GF: In relation to your first question, I’d have to say ‘fundamentally’, since a degree of emotion as well as intellectual intrigue was what drove me to work on the case in the first place, to pursue the historical questions, after reading the story in Montaigne’s Travel Journal: Could this really have happened? And if so, how and what might it have meant? That having been said, I also believed it was essential to construct as factual and objective an account as possible – as I said earlier, in response to your first question, to distinguish between what could be established with (relative) certainty from the sources and any more subjective elements, including hypotheses I might extrapolate, and reflections involving alternative historiographical approaches. There are two sections in particular where I explore the latter, giving rein to emotions elicited by the elements of material culture I mentioned earlier. The first section concludes chapter 5, which opens Part 2 of the book, devoted to the examination of the documents in which the men themselves appear and their words are recorded. Here, confronted with a series of terse testamentary statements and taking inspiration from Michel Foucault’s response to the eighteenth-century records of ‘infamous men’, imprisoned the Hôpital général and the Bastille, I ‘pause’ to ‘dwell on’ the long-lost worldly possessions of the condemned prisoners, inventoried before their execution. The second section is chapter 11, which concludes Part 3 and the book as a whole. I referred to this chapter in response to your last question concerning the site of Saint John at the Latin Gate. This chapter offers, in a sense, an alternative – optional – ending, a line of reflection complementary to the traditional historical narrative that culminates in chapter 10.

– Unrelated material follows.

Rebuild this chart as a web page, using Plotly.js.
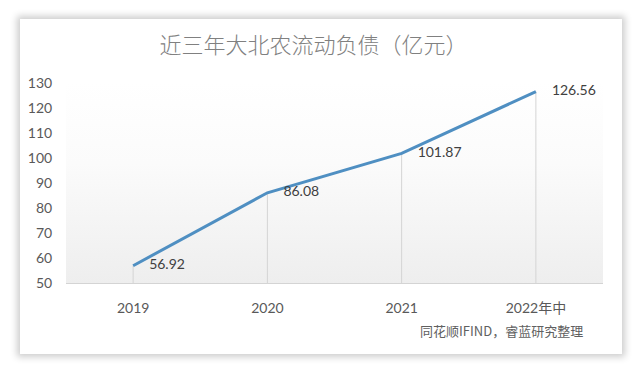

Regarding the second part of your question, it seems to me that a historian’s emotions must often play some role in his or her writing. At the least, I think there must usually be some degree of personal investment – and this is likely greater, the greater the emotionally charged nature of the subject (e.g., the Holocaust, other genocides, slavery…). Perhaps it might also be greater in the case of microhistories, where a conviction of the actors’ wider significance must be a driving force, as in Carlo Ginzburg’s evident interest in Menocchio the miller or that of Natalie Zemon Davis for Martin and Arnauld, and, most importantly, for Bertrande. Without such investments, we would surely have fewer hi-stories to enjoy. At the same time, I also believe it’s important for emotions and other forms of personal investment to be acknowledged and controlled or circumscribed, if the aim is to offer a historiographical as opposed to a fictionalized or some other hybrid form of account.